If you’re under a record label, you receive 10% of the revenue your songs make on streaming services, and even this comes after you’ve generated back the money it cost the label to make and produce your record in the first place. This wasn’t a huge undertaking when music was a physical product. In the past, if you could produce a record and sell it on CD or vinyl, you made money – by selling ten records, you could make a hundred dollars. Now, you need to acquire 25,000 listens on Spotify to make the same amount. Very few artists actually own the rights to their own music; we’ve seen this with Taylor Swift and Kanye West battling it out with their labels in an attempt to buy back their masters.
So all of this begs the question: where does the money come from in the music industry? Because, as we’ve seen, a majority of it doesn’t come from streaming.

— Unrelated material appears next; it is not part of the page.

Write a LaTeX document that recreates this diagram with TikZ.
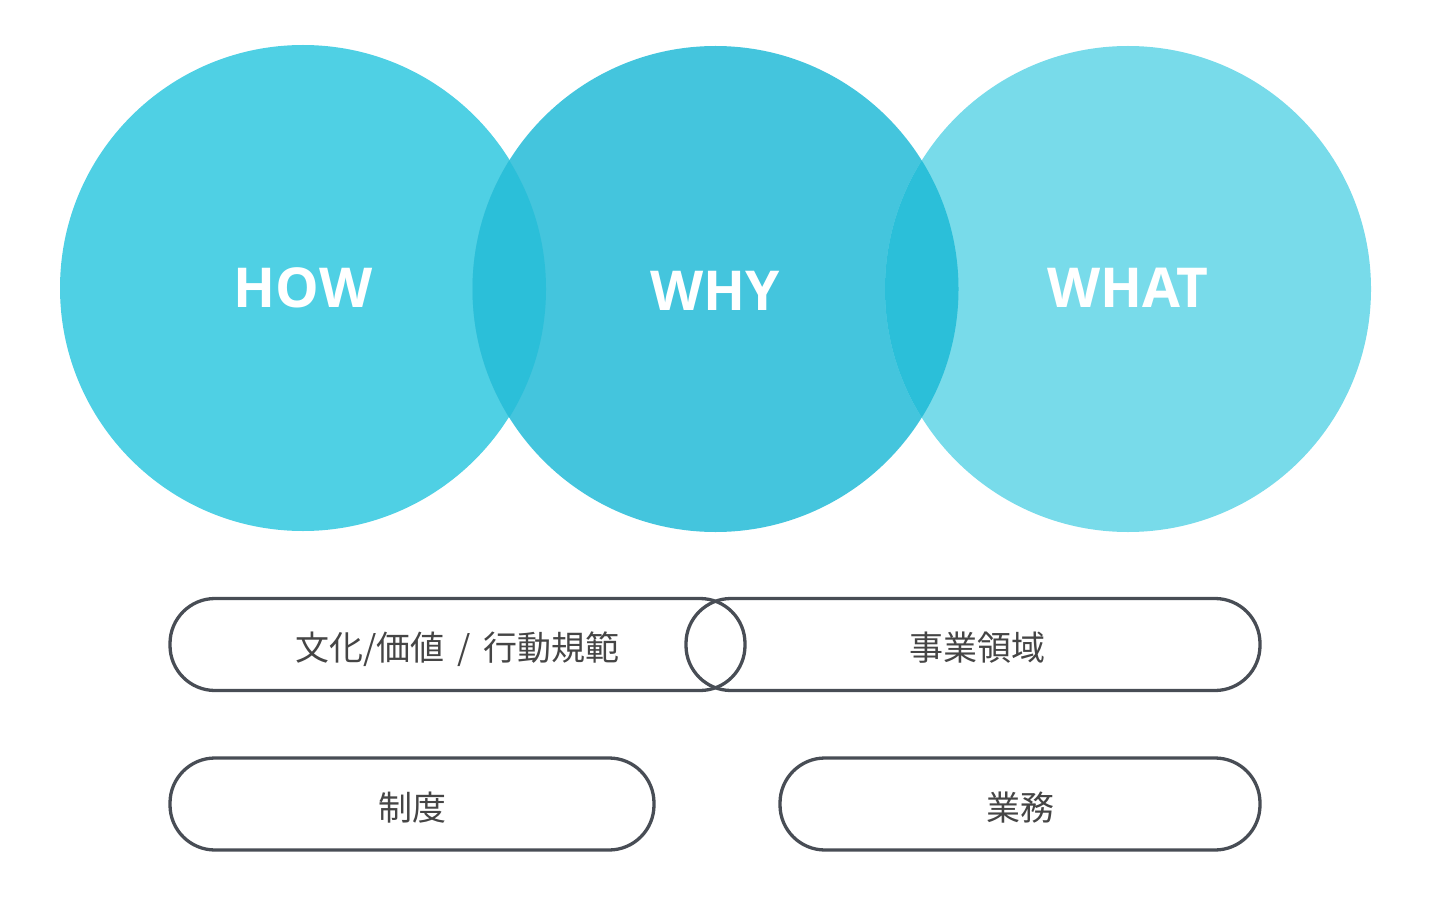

The “music industry” has extended beyond just music. Touring and live shows account for most of an artist’s revenue, as well as brand deals and merchandise. Big-name artists do so much more than just make music; they release clothing lines, makeup lines, make cameos in movies and television, and even appear in video games. Yeah – I recently saw an ad picturing Silk Sonic, the R&B duo Anderson Paak. and Bruno Mars, as characters in Fortnite. Bruno Mars’s CGI muscles were a jump scare, if I’m being completely honest.
The thought of trying to “make it” in the music industry can be daunting – many people believe you have to live as a starving artist until you make your big break and strike it rich. And, yeah, you’re not going to make a lot of money by putting your music up on Spotify. That is a harsh reality of the modern music industry. This shouldn’t deter you from pursuing a career in music if you want it, though. It may be hard to make money as an independent artist through streaming revenue, sure, but there are so many opportunities and money to make beyond what you can find on streaming platforms. Music is everywhere around us, from advertisements to movie scores to T.V. jingles. Somebody makes those! Many musicians get paid hefty amounts of money to write, play, and record music that never ends up on Spotify. There are jobs involved in helping artists make music, like producers, audio-engineers, master-ers, song-writers, and studio musicians to actually play it.
Streaming has undeniably changed the music industry. The question of whether it’s changed for better or worse is up to you, but our modern musical reality shouldn’t deter you from chasing your dreams. The music industry is broad, diverse, and ever-evolving, and there are still plenty of ways to earn a good living.